AMTO case presentation - Chapter 4 - Energy Dispute Resolution: Investment Protection, Transit and the Energy Charter Treaty
Sergei Voitovich has been a partner at Grischenko & Partners since 1993. For a number of years he has been an Associate Professor at the Kyiv University, specializing in international economic law. In 1993-1994 Mr. Voitovich advised the OECD on the investment laws of selected member states of the Commonwealth of Independent States. From 1997 to 2001, Mr. Voitovich was a member of the Chamber of Independent Experts on Foreign Investment at the President of Ukraine, where he participated in four panels as a panel member.

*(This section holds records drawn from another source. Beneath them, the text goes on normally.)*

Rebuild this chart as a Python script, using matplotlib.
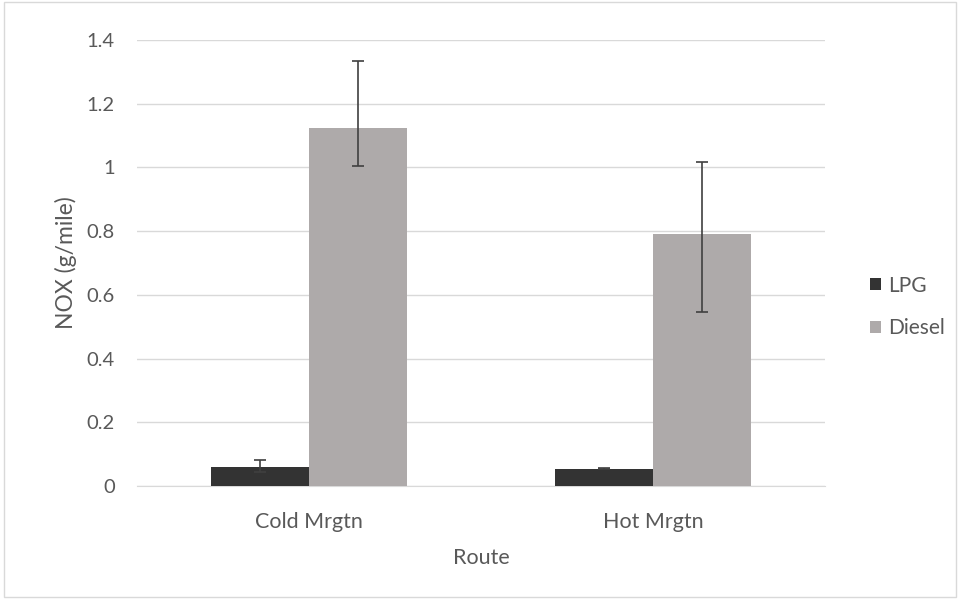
import numpy as np
import matplotlib.pyplot as plt
from matplotlib.patches import Rectangle

routes = ['Cold Mrgtn', 'Hot Mrgtn']
lpg = [0.060, 0.054]
lpg_err_lo = [0.016, 0.002]
lpg_err_hi = [0.022, 0.003]
diesel = [1.124, 0.790]
diesel_err_lo = [0.120, 0.243]
diesel_err_hi = [0.210, 0.227]
yticks = [0, 0.2, 0.4, 0.6, 0.8, 1.0, 1.2, 1.4]
ytick_labels = ['0', '0.2', '0.4', '0.6', '0.8', '1', '1.2', '1.4']

plt.rcParams['font.family'] = ['Lato', 'DejaVu Sans']
txt = '#595959'

fig = plt.figure(figsize=(9.6, 5.99), dpi=100)
ax = fig.add_axes([137 / 960, 113 / 599, 688 / 960, 446 / 599])

x = np.arange(len(routes))
w = 0.285
ax.bar(x - w / 2, lpg, w, color='#333333', label='LPG', zorder=3,
       yerr=[lpg_err_lo, lpg_err_hi], error_kw=dict(ecolor='#404040', lw=1.2, capsize=4, capthick=1.2))
ax.bar(x + w / 2, diesel, w, color='#aeaaaa', label='Diesel', zorder=3,
       yerr=[diesel_err_lo, diesel_err_hi], error_kw=dict(ecolor='#404040', lw=1.2, capsize=4, capthick=1.2))

ax.set_xlim(-0.5, 1.5)
ax.set_ylim(0, 1.4)
ax.set_yticks(yticks)
ax.set_yticklabels(ytick_labels)
ax.set_xticks(x)
ax.set_xticklabels(routes)
ax.yaxis.grid(True, color='#d9d9d9', lw=1, zorder=0)
for s in ['top', 'right', 'left']:
    ax.spines[s].set_visible(False)
ax.spines['bottom'].set_color('#d9d9d9')
ax.tick_params(axis='both', length=0, colors=txt)
ax.tick_params(axis='y', pad=16, labelsize=14.5)
ax.tick_params(axis='x', pad=19, labelsize=15.5)
ax.set_ylabel('NOX (g/mile)', fontsize=16.5, color=txt, labelpad=7)
ax.set_xlabel('Route', fontsize=15.5, color=txt, labelpad=11)

ax.legend(loc='center left', bbox_to_anchor=(862 / 960, (599 - 307) / 599),
          bbox_transform=fig.transFigure, frameon=False, borderaxespad=0,
          fontsize=15, labelcolor=txt, handlelength=0.5, handleheight=0.5,
          handletextpad=0.35, labelspacing=1.1)

fig.patches.append(Rectangle((0.004, 0.004), 0.992, 0.992, transform=fig.transFigure,
                             fill=False, edgecolor='#d9d9d9', lw=1))

fig.savefig('out.png', dpi=100)
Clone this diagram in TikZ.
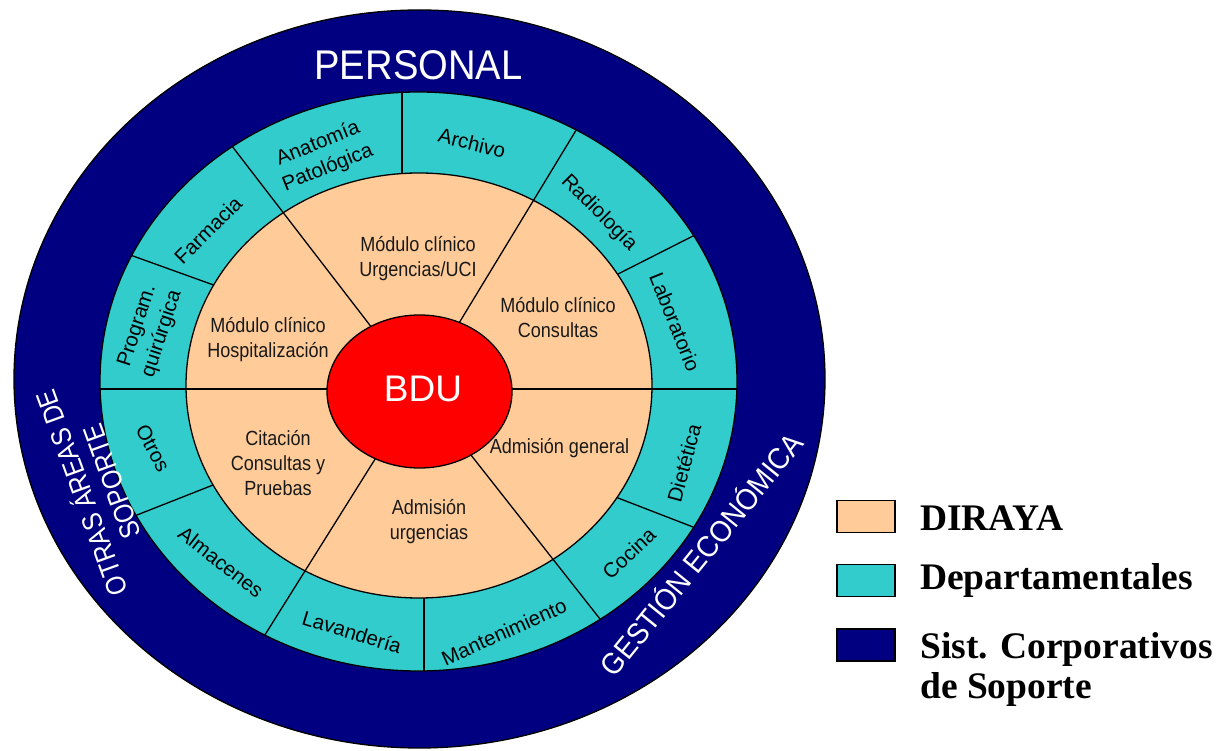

Dmitri Grischenko is the Founder and Managing Partner at the Law and Patent Offices of Grischenko & Partners, since 1992. He graduated from New York University Law School, L.L.M. in 1995.
Originally from Energy Dispute Resolution: Investment Protection, Transit and the Energy Charter Treaty
AMTO v. Ukraine1 was the first ECT case in which Ukraine was involved. AMTO also was the first ECT case won by a respondent State. The Final Award in AMTO2 contains a number of findings which will undoubtedly affect the analysis of the ECT by future arbitral tribunals.
Our brief presentation on this case will focus on three issues which are of particular interest for us, as co-counsel for Ukraine. Certainly, these are our personal views, and under no circumstances may they be attributed to Ukraine.
I INTERPRETATION BY THE TRIBUNAL OF THE LANGUAGE “ASSOCIATED WITH AN ECONOMIC ACTIVITY IN THE ENERGY SECTOR”
One of Ukraine’s jurisdictional objections in this case was that AMTO’s shares in the Ukrainian subsidiary company EYUM-10, alleged by AMTO to constitute a qualified “Investment” under the ECT, did not in fact constitute such an investment, since they were not “associated with an Economic Activity in the Energy Sector”, as required by Article 1(6) of the ECT. Although the AMTO tribunal dismissed this objection, as such, it made an important interpretation of the final part of Article 1(6), which is consonant, to a certain extent, with Ukraine’s argument.